As the digital-era continues to evolve at a rapid pace, the use of analytics to measure a variety of things isn’t really foreign anymore. Increasingly, we rely on technology to track and measure our diets, our sleep and our overall health, or to measure our financial wellbeing and spending habits, or even to help us successfully set and achieve our goals. So why shouldn’t this technology be used to help us work better?
What are Analytics?
Analytics can be a loaded word in some ways because it’s difficult to pin-down one specific meaning. While many people see analytics as a means of measuring static events without correlation to the presiding issue, true predictive analytics give actionable insights that can drive business strategies. This provides decision-makers with pertinent real-time information that can assist them in making strategy alterations to create the desired outcome. Utilizing predictive analytics can help your business succeed in ways you’ve only dreamed of.

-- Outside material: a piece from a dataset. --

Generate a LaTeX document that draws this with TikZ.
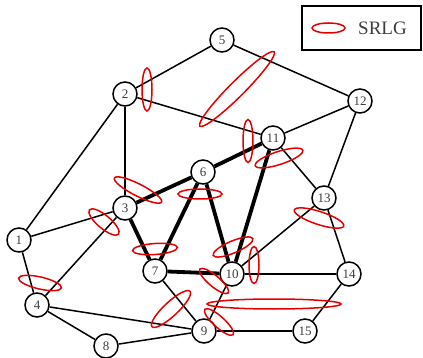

Benefits for Accounts Payable
Accounts Payable departments are typically ideal candidates for all forms of technological tools, such as predictive analytics. With an analytic tool at your fingertips to provide a detailed view of your outbound cash-flow, assist you in establishing benchmarks, and enhance the strategic role of accounts payable, it’s easy to see why you’d employ this technique. Additionally, predictive analytics will improve your internal and external customer service with its ability to identify trends and details you may have missed otherwise.